Avec Manslaugher, ils avaient pris tout le monde par surprise. Maintenant qu’ils savent qu’on les attend, Ice T et sa bande ont la lourde tâche de confirmer. Et là tout de suite maintenant, la seule chose qui est confirmée et le penchant pour les artworks moches de Body Count.

Bloodlust peut se voir de plusieurs façon. Comme un n-ième album de Body Count avec Ice T pas content qui parle de la vie dans les ghettos et des injustices subies par les plus pauvres aux USA – endossant de fait le rôle de porte drapeau des défavorisés. Ce qui nous amène à l’autre approche par rapport à ce disque: celui de premier pamphlet musical de la présidence Trump. Tout ça délicatement accouplé à un Metal incisif et inspiré comme Body Count n’en a pour ainsi dire jamais proposé.

Du coup la question n’est pas de savoir si Bloodlust est un bon album mais « juste » de savoir si ce n’est tout simplement pas le meilleur album de Body Count. Rien que ça.

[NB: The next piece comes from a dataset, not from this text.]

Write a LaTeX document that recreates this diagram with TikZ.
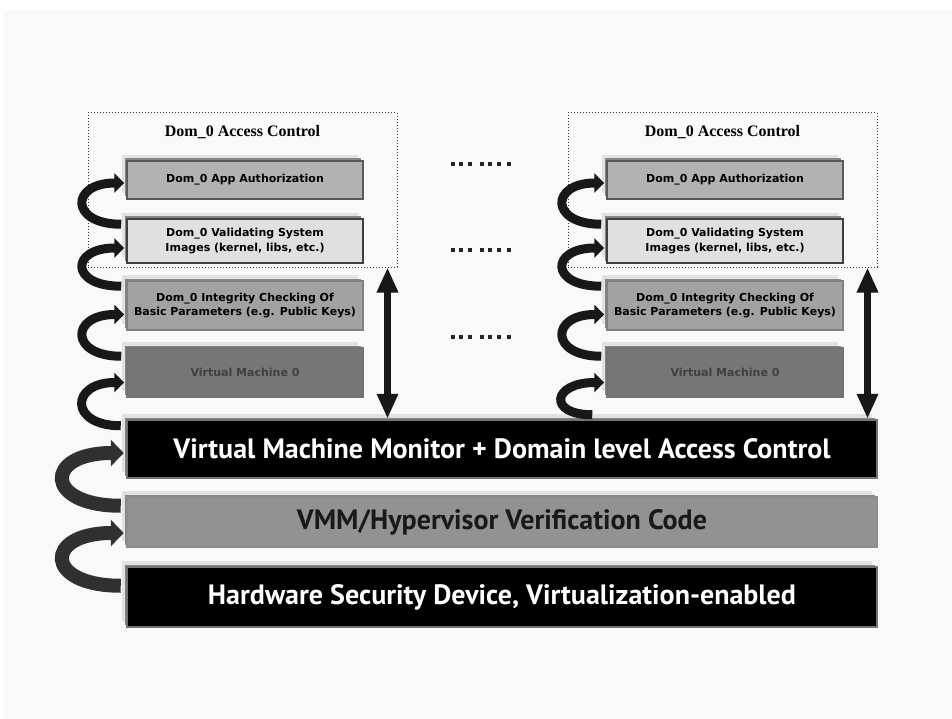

L’album débute par un monologue digne de Big Brother annonçant la mise en place de la loi martiale aux USA – monologue d’autant plus savoureux qu’il est prononcé par Dave Mustaine, républicain affirmé et convaincu. S’en suit un titre son sombre, violent, à la puissance brute servi par un solo génial – signé Mustaine. Le ton est donné. Rarement Earnie C et son compère Juan ont été si inspiré en matière de riffs et d’ambiance  – Bloodlust (la chanson) est un régal en matière d’ambiances qui font froid dans le dos, tout ça poser sur une rythmique qui tombe juste à chaque fois. Les breaks sont là où il faut, et ça tabasse avec une précision qui ne renierait pas Slayer. Puisqu’on parle de Slayer, comment passer sous silence le medley Reign In Blood/Post Mortem repris par le groupe. L’intro du morceau le plus haineux de Slayer prend ici une dimension hors du commun grâce à la prod dantesque signée Will Putney. Ces coups de toms sont d’une puissance tellement jouissive qu’on a envie de tout faire voler autour de soit et de se déboîter les cervicales tellement ça avoine. Difficile également de passer sous silence l’excellente Black Hoodie, probablement le hit de l’année, qui illustre parfaitement toutes les qualités de cet album – plaçant au passage un l’imparable sample de Sound Of Da Police de KRS One.

A côté de ça, Bloodlust sait aussi se montrer plus fin. Distillant au travers de titres comme This Is Why We Ride des paroles ciselées et parlantes comme seul un Ice T enragé peut en pondre, tout ça dans une ambiance digne du Suicidal Tendencies des grands jours – les rafales de mitraillettes en plus dans le cas présent. C’est tellement efficace qu’on visualise sans aucun problème chacune des chansons et son déroulement. A ce titre la plus flippante/réussie est sans doute The Ski Mask Way. Toujours dans la veine « torrent de haine », la très « Lamb Of Godienne » Walk With Me… – qui voit par ailleurs la participation de Randy Blyth, se pose là et propose même un peu de blast. Ouais… du blast dans un album de Body Count.

C’est donc fait, Body Count a confirmé que Manslaughter n’était pas un coup de bol et l’a fait de la meilleure manière qui soit. Si comme moi vous avez suivi l’enregistrement de l’album, vous aviez sans doute remarqué que les mecs avaient l’air ultra confiant, conscient qu’ils avaient écrit un disque qui allait mettre tout le monde d’accord. Ne restait qu’à savoir jusqu’à quel point. Maintenant le monde sait que pour faire mieux que Bloodlust cette année il va falloir s’accrocher.